É a vossa commissão de parecer que não póde ser attendido o requerimento de João Manuel Soares.

Sala das sessões, em 17 de fevereiro de 1876. = José Maria de Moraes Rego = Hermenegildo Gomes da Palma = Antonio Manuel da Cunha Belem — Antonio José à" Avila = José Joaquim Namorado = João Maria de Magalhães = D. Luiz da Camara Leme = José Frederico Pereira da Costa, relator.

N.º 17-L

Á vossa commissão de guerra foi presente um requerimento, em que o alferes reformado Antonio do Pinho Marques, pede que lhe seja melhorada a reforma no posto que se entenda ser de justiça;

O supplicante relata os seus serviços desde a acção de Coruche, em agosto de 1826, contra o general Silveira.

Emigrou com effeito pela Galliza em 1828 para Inglaterra, d'onde passou á ilha Terceira, e desembarcou com o exercito libertador nas praias do Mindello em 1832. Fez parte da expedição ao Algarve e assistiu a differentes batalhas, combates e assaltos, sendo duas vezes condecorado por distincção em campanha; e tambem foi para Hespanha na divisão auxiliar em 1835.

Queixa-se de não ter sido promovido a alferes em 1836 por haver o governo feito então a promoção por antiguidade de praça, sem attender a postos nem a serviços prestados; e diz que, havendo requerido a sua promoção e não tendo sido attendido, resolvêra aproveitar-se da carta de de lei de 20 de maio de 1837 e regressára a Portugal reformado no posto que tinha de sargento ajudante.

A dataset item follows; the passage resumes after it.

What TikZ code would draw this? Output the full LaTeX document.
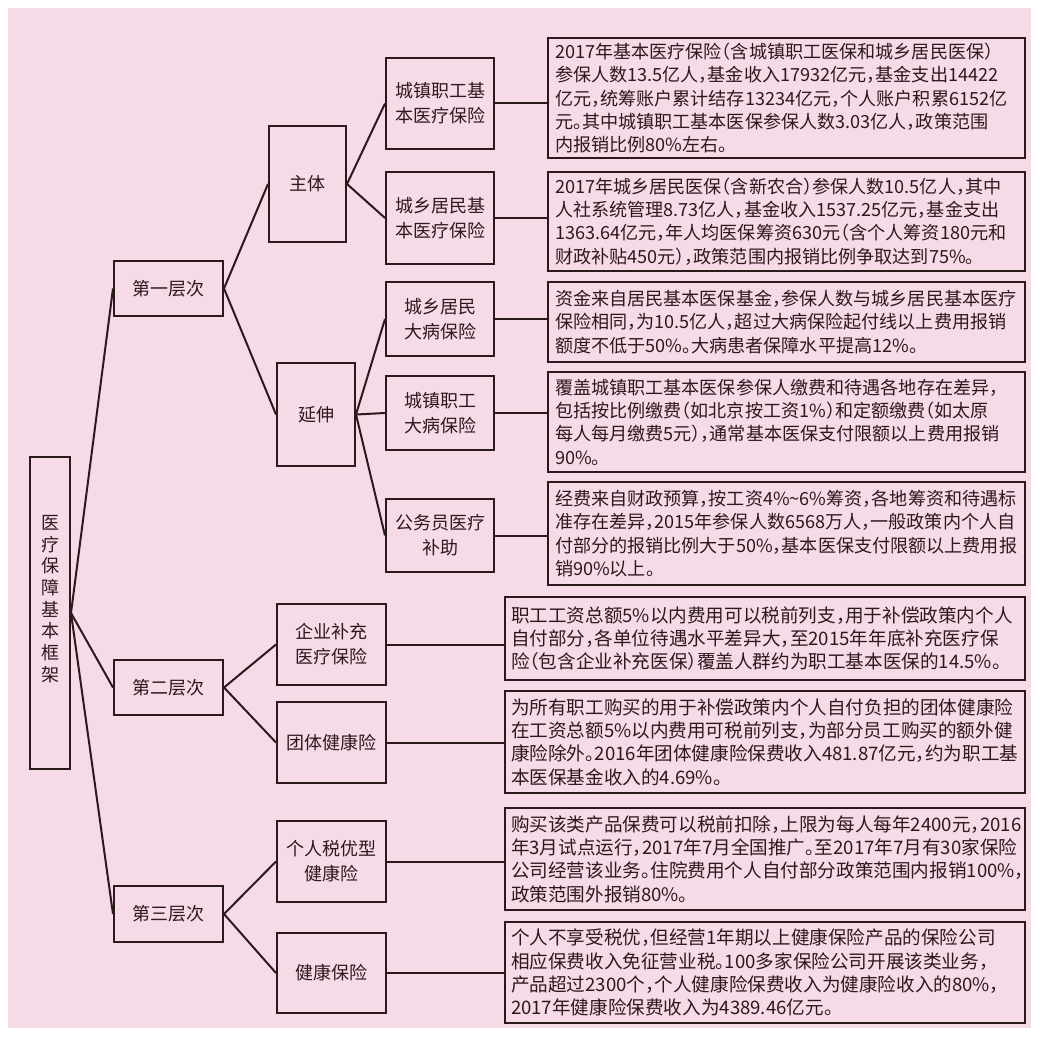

Ora, o supplicante, tendo apenas onze annos de serviço no exercito, era sargento ajudante da 2.ª companhia de reformados, e, em attenção aos seus valiosos serviços, já conseguiu que fosse, por decreto de 17 de junho de 1870, melhorada a sua reforma no posto de alferes.

A vossa commissão submette, portanto, á vossa resolução o seguinte parecer:

Deve ser indeferido o requerimento que, para lhe ser segunda vez melhorada a reforma, fez, em 11 de fevereiro de 1875, o alferes reformado Antonio do Pinho Marques.

Sala da commissão, 17 de fevereiro de 1876. = José Maria de Moraes Rego = Hermenegildo Gomes da Palma = José Frederico Pereira da Costa = Antonio Manuel da Cunha Belem = Antonio José d’Avila = João Maria de Magalhães = D. Luiz da Camara Leme — José Joaquim Namorado, relator.